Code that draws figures
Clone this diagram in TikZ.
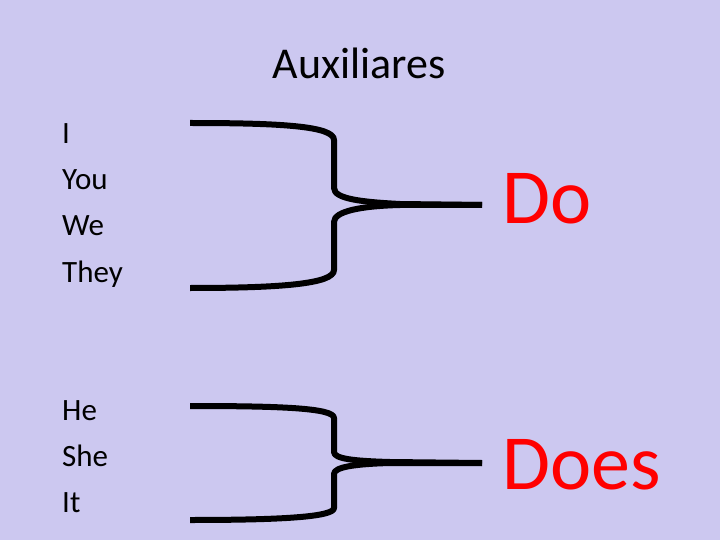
\documentclass[tikz,border=0pt]{standalone}
\usepackage{fontspec}
\setmainfont{Carlito}
\definecolor{slidebg}{RGB}{204,200,240}
\begin{document}
\begin{tikzpicture}[x=1pt,y=-1pt,
    pron/.style={anchor=base west,inner sep=0pt,font=\fontsize{31}{31}\selectfont},
    aux/.style={anchor=base west,inner sep=0pt,text=red,font=\fontsize{78}{78}\selectfont},
    brace/.style={line width=6pt,line join=round}]
  \fill[slidebg] (0,0) rectangle (720,540);
  \useasboundingbox (0,0) rectangle (720,540);

  \node[anchor=base,inner sep=0pt,font=\fontsize{44}{44}\selectfont] (title) at (359,79) {Auxiliares};

  % first group
  \node[pron] (i) at (62,144) {I};
  \node[pron] (you) at (62,190) {You};
  \node[pron] (we) at (62,236) {We};
  \node[pron] (they) at (62,282) {They};
  \node[aux] (do) at (502,223) {Do};

  % second group
  \node[pron] (he) at (62,420) {He};
  \node[pron] (she) at (62,466) {She};
  \node[pron] (it) at (62,512) {It};
  \node[aux] (does) at (502,489) {Does};

  % brackets
  \coordinate (top1) at (190,123);
  \coordinate (bot1) at (190,288);
  \coordinate (tip1) at (482,205);
  \coordinate (top2) at (190,406);
  \coordinate (bot2) at (190,520);
  \coordinate (tip2) at (482,463);

  \draw[brace] (top1) .. controls (280,123) and (334,126) .. (334,140) -- (334,188)
    .. controls (334,199) and (362,202) .. (400,204) -- (tip1);
  \draw[brace] (bot1) .. controls (280,288) and (334,284) .. (334,270) -- (334,222)
    .. controls (334,211) and (362,206) .. (400,205) -- (tip1);

  \draw[brace] (top2) .. controls (280,406) and (334,408) .. (334,418) -- (334,452)
    .. controls (334,459) and (355,461) .. (390,462) -- (tip2);
  \draw[brace] (bot2) .. controls (280,520) and (334,517) .. (334,508) -- (334,474)
    .. controls (334,467) and (355,464) .. (390,463) -- (tip2);
\end{tikzpicture}
\end{document}
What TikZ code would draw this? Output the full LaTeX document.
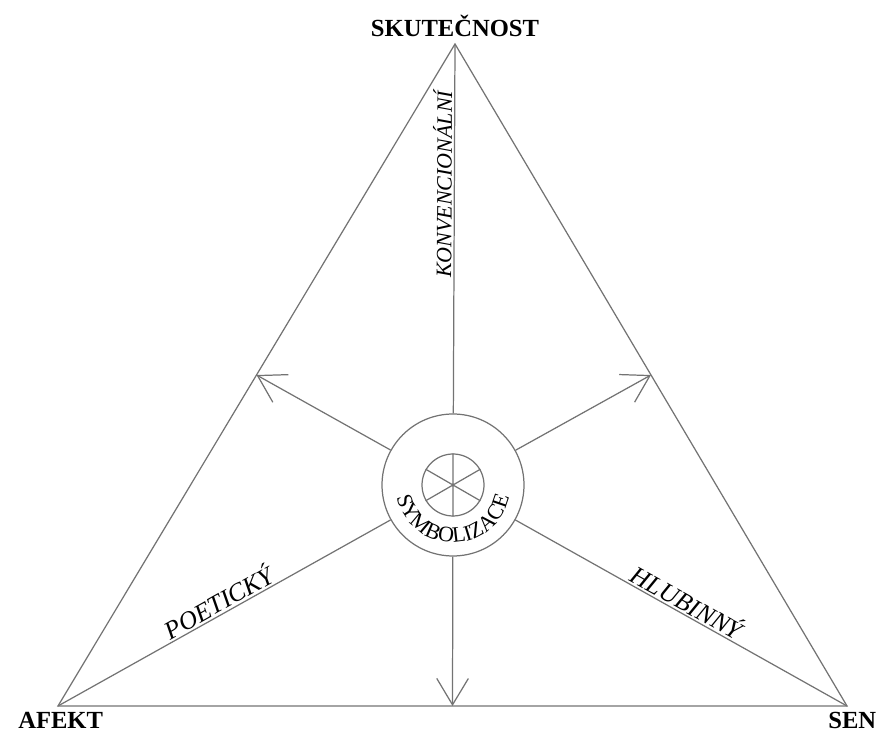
\documentclass[tikz,border=0pt]{standalone}
\usepackage{fontspec}
\setmainfont{Liberation Serif}
\usetikzlibrary{arrows.meta,positioning,calc,decorations.text}

\begin{document}
\begin{tikzpicture}[
  x=0.02cm, y=0.02cm,
  ln/.style={draw=black!55, line width=0.7pt},
  arr/.style={ln, -{Straight Barb[length=15pt, width=18pt]}},
  vlbl/.style={font=\fontsize{14}{16}\selectfont\bfseries, inner sep=0pt},
  slbl/.style={font=\fontsize{14.5}{16}\selectfont\itshape, sloped,
               anchor=south, inner sep=1pt}
]
  \useasboundingbox (0,0) rectangle (882,740);
  % vrcholy trojuhelniku
  \coordinate (top)   at (455,696);
  \coordinate (afekt) at (58,34);
  \coordinate (sen)   at (847,34);
  \coordinate (mleft)  at ($(top)!0.5!(afekt)$);
  \coordinate (mright) at ($(top)!0.5!(sen)$);
  \coordinate (mbot)   at ($(afekt)!0.5!(sen)$);
  \draw[ln] (top) -- (afekt) -- (sen) -- cycle;
  \node[vlbl, above=4pt of top] (skutlbl) {SKUTEČNOST};
  \node[vlbl, below=3.5pt of afekt, xshift=1.5pt] (afektlbl) {AFEKT};
  \node[vlbl, below=3.5pt of sen, xshift=3pt] (senlbl) {SEN};
  % stred: symbolizace
  \node[ln, circle, minimum size=2.84cm, inner sep=0pt] (sym) at (453,255) {};
  \node[ln, circle, minimum size=1.24cm, inner sep=0pt] (wheel) at (sym) {};
  \draw[ln] (wheel.90) -- (wheel.270) (wheel.30) -- (wheel.210)
            (wheel.150) -- (wheel.330);
  \path[decorate, decoration={text along path, text align=center,
        text={|\fontsize{12.5}{14}\selectfont|SYMBOLIZACE}}]
    (sym.center) ++(188:1.15cm) arc[start angle=188, end angle=352, radius=1.15cm];
  % spojnice k vrcholum
  \draw[ln] (sym) -- node[slbl, pos=0.62, font=\fontsize{12.5}{14}\selectfont\itshape]
    (konv) {KONVENCIONÁLNÍ} (top);
  \draw[ln] (afekt) -- node[slbl, pos=0.5] (poet) {POETICKÝ} (sym);
  \draw[ln] (sym) -- node[slbl, pos=0.5] (hlub) {HLUBINNÝ} (sen);
  % sipky ke stredum stran
  \draw[arr] (sym) -- (mleft);
  \draw[arr] (sym) -- (mright);
  \draw[arr] (sym) -- (mbot);
\end{tikzpicture}
\end{document}
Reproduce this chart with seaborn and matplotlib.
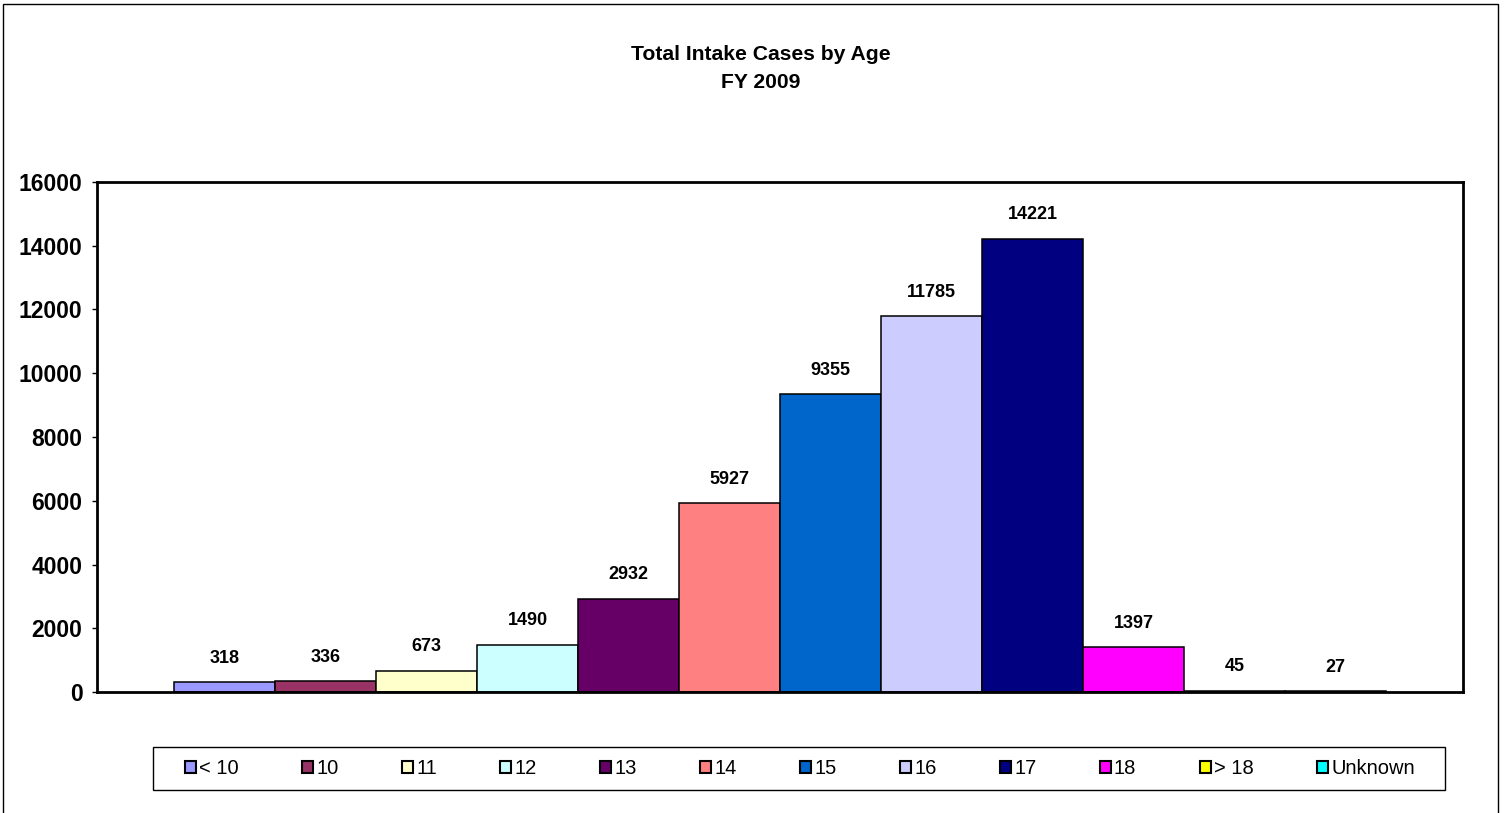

GIVEN INSTRUCTION ::
Copy the records above exactly, leaving out every picture.

ANSWER FOR THE TASK ::
Clone this diagram in TikZ.
\documentclass[tikz,border=0pt]{standalone}
\usepackage{fontspec}
\setmainfont{Carlito}
\definecolor{slidebg}{RGB}{204,200,240}
\begin{document}
\begin{tikzpicture}[x=1pt,y=-1pt,
    pron/.style={anchor=base west,inner sep=0pt,font=\fontsize{31}{31}\selectfont},
    aux/.style={anchor=base west,inner sep=0pt,text=red,font=\fontsize{78}{78}\selectfont},
    brace/.style={line width=6pt,line join=round}]
  \fill[slidebg] (0,0) rectangle (720,540);
  \useasboundingbox (0,0) rectangle (720,540);

  \node[anchor=base,inner sep=0pt,font=\fontsize{44}{44}\selectfont] (title) at (359,79) {Auxiliares};

  % first group
  \node[pron] (i) at (62,144) {I};
  \node[pron] (you) at (62,190) {You};
  \node[pron] (we) at (62,236) {We};
  \node[pron] (they) at (62,282) {They};
  \node[aux] (do) at (502,223) {Do};

  % second group
  \node[pron] (he) at (62,420) {He};
  \node[pron] (she) at (62,466) {She};
  \node[pron] (it) at (62,512) {It};
  \node[aux] (does) at (502,489) {Does};

  % brackets
  \coordinate (top1) at (190,123);
  \coordinate (bot1) at (190,288);
  \coordinate (tip1) at (482,205);
  \coordinate (top2) at (190,406);
  \coordinate (bot2) at (190,520);
  \coordinate (tip2) at (482,463);

  \draw[brace] (top1) .. controls (280,123) and (334,126) .. (334,140) -- (334,188)
    .. controls (334,199) and (362,202) .. (400,204) -- (tip1);
  \draw[brace] (bot1) .. controls (280,288) and (334,284) .. (334,270) -- (334,222)
    .. controls (334,211) and (362,206) .. (400,205) -- (tip1);

  \draw[brace] (top2) .. controls (280,406) and (334,408) .. (334,418) -- (334,452)
    .. controls (334,459) and (355,461) .. (390,462) -- (tip2);
  \draw[brace] (bot2) .. controls (280,520) and (334,517) .. (334,508) -- (334,474)
    .. controls (334,467) and (355,464) .. (390,463) -- (tip2);
\end{tikzpicture}
\end{document}
What TikZ code would draw this? Output the full LaTeX document.
\documentclass[tikz,border=0pt]{standalone}
\usepackage{fontspec}
\setmainfont{Liberation Serif}
\usetikzlibrary{arrows.meta,positioning,calc,decorations.text}

\begin{document}
\begin{tikzpicture}[
  x=0.02cm, y=0.02cm,
  ln/.style={draw=black!55, line width=0.7pt},
  arr/.style={ln, -{Straight Barb[length=15pt, width=18pt]}},
  vlbl/.style={font=\fontsize{14}{16}\selectfont\bfseries, inner sep=0pt},
  slbl/.style={font=\fontsize{14.5}{16}\selectfont\itshape, sloped,
               anchor=south, inner sep=1pt}
]
  \useasboundingbox (0,0) rectangle (882,740);
  % vrcholy trojuhelniku
  \coordinate (top)   at (455,696);
  \coordinate (afekt) at (58,34);
  \coordinate (sen)   at (847,34);
  \coordinate (mleft)  at ($(top)!0.5!(afekt)$);
  \coordinate (mright) at ($(top)!0.5!(sen)$);
  \coordinate (mbot)   at ($(afekt)!0.5!(sen)$);
  \draw[ln] (top) -- (afekt) -- (sen) -- cycle;
  \node[vlbl, above=4pt of top] (skutlbl) {SKUTEČNOST};
  \node[vlbl, below=3.5pt of afekt, xshift=1.5pt] (afektlbl) {AFEKT};
  \node[vlbl, below=3.5pt of sen, xshift=3pt] (senlbl) {SEN};
  % stred: symbolizace
  \node[ln, circle, minimum size=2.84cm, inner sep=0pt] (sym) at (453,255) {};
  \node[ln, circle, minimum size=1.24cm, inner sep=0pt] (wheel) at (sym) {};
  \draw[ln] (wheel.90) -- (wheel.270) (wheel.30) -- (wheel.210)
            (wheel.150) -- (wheel.330);
  \path[decorate, decoration={text along path, text align=center,
        text={|\fontsize{12.5}{14}\selectfont|SYMBOLIZACE}}]
    (sym.center) ++(188:1.15cm) arc[start angle=188, end angle=352, radius=1.15cm];
  % spojnice k vrcholum
  \draw[ln] (sym) -- node[slbl, pos=0.62, font=\fontsize{12.5}{14}\selectfont\itshape]
    (konv) {KONVENCIONÁLNÍ} (top);
  \draw[ln] (afekt) -- node[slbl, pos=0.5] (poet) {POETICKÝ} (sym);
  \draw[ln] (sym) -- node[slbl, pos=0.5] (hlub) {HLUBINNÝ} (sen);
  % sipky ke stredum stran
  \draw[arr] (sym) -- (mleft);
  \draw[arr] (sym) -- (mright);
  \draw[arr] (sym) -- (mbot);
\end{tikzpicture}
\end{document}
Reproduce this chart with seaborn and matplotlib.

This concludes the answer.